En muchos casos en la historia del Arte, el misterio es definitivo. Nada sabemos acerca de la persona que se ofrece ante nuestra mirada. En otras ocasiones podemos saberlo todo, pero la mano del artista nos revela aquello que ignoramos y que, sin embargo, constituye lo esencial de la personalidad de su modelo, además de la del propio artista, quien configura su retrato desde lo más genuino de su sensibilidad.

 

No estamos aquí ante uno de esos retratos tardomodernos que pretenden ser una fotografía hiperrealista. Muy lejos de todo esto, el empeño de Bikondoa parece apuntar a un propósito antagónico. Más que revelar, busca ocultar. En vez de pintar el retrato de un ser de carne y hueso, pinta el retrato de un alma. Nebulosa, misteriosa, evanescente, surgida de la piedra, pero sostenida por la consciencia. Hay algo en ella de los retratos alemanes de los años veinte, su aire estático y la severidad de su expresión. Pero los colores son de una época muy anterior, una gradación de ocres oxidados, de grises casi violetas, de oros y tierras. Arte Gupta, pero también prerrománico. Pinturas funerarias de El Fayun, pero también puro expresionismo del siglo XXI.

 

Junto con la flecha horizontal que rasga el muro y apunta al secreto de su mirada, lo más moderno de la Ajanta de Bikondoa es su belleza seca, sin arreboles ni blanduras, solo línea y volumen: el rostro en escorzo, los pómulos altos, el mentón fuerte, la boca dibujada con una sensualidad de labios carnosos que también encierra un gesto de sutil determinación. Por su impersonalidad, da la sensación de representar un arquetipo femenino.
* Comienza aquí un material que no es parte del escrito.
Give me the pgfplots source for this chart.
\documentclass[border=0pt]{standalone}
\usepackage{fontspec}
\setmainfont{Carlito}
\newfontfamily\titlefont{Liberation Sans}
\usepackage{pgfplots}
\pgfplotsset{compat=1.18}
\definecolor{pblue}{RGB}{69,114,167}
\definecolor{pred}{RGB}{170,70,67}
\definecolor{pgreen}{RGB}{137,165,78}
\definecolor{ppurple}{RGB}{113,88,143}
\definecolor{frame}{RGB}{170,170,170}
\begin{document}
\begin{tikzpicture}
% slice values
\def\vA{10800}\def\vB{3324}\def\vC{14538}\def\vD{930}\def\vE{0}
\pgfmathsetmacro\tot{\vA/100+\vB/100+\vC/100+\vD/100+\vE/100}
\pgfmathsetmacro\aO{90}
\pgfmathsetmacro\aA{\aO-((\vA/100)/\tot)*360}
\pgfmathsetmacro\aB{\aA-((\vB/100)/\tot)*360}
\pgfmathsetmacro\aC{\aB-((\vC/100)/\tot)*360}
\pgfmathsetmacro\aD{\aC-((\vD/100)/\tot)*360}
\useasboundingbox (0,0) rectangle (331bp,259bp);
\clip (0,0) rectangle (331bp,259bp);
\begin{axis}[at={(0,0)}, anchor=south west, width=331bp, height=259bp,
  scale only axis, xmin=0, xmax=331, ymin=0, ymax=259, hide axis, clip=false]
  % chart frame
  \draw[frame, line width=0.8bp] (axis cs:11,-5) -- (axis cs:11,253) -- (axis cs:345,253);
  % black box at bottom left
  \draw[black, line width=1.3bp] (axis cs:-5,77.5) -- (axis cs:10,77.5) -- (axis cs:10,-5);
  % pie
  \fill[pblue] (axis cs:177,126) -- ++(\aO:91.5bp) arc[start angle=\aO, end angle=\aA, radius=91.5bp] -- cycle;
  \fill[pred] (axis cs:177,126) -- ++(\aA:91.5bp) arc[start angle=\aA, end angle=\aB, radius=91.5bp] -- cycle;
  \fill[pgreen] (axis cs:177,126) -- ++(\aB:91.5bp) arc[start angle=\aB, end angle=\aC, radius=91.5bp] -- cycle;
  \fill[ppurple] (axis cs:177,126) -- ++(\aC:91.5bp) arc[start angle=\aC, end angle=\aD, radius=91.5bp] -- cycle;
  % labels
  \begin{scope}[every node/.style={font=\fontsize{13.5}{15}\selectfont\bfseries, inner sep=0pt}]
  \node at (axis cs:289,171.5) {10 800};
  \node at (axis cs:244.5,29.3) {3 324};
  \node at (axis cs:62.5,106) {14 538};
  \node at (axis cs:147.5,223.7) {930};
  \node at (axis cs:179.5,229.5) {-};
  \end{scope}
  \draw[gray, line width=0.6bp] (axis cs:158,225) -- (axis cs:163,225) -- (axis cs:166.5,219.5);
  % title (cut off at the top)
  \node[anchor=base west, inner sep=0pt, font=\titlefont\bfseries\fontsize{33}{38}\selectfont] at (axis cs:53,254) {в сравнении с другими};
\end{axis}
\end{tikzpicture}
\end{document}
No obstante, su individualidad resulta tan poderosa, tan intensa, que ese retrato de mujer, más que el espejo de un alma, refleja el alma de quien está mirándola. Y, sin mirarnos, atrapada en su muro como en un jardín secreto, nos habla. Invitación al misterio, aceptación de la muerte, nirvana de la serenidad, equilibrio de la mente y de los sentidos.

 

Hay una puerta invisible, abierta a nuestra espalda. Mientras contemplo una y otra vez la Ajanta de Bikondoa, tengo la sensación de que él ya ha conseguido atravesarla.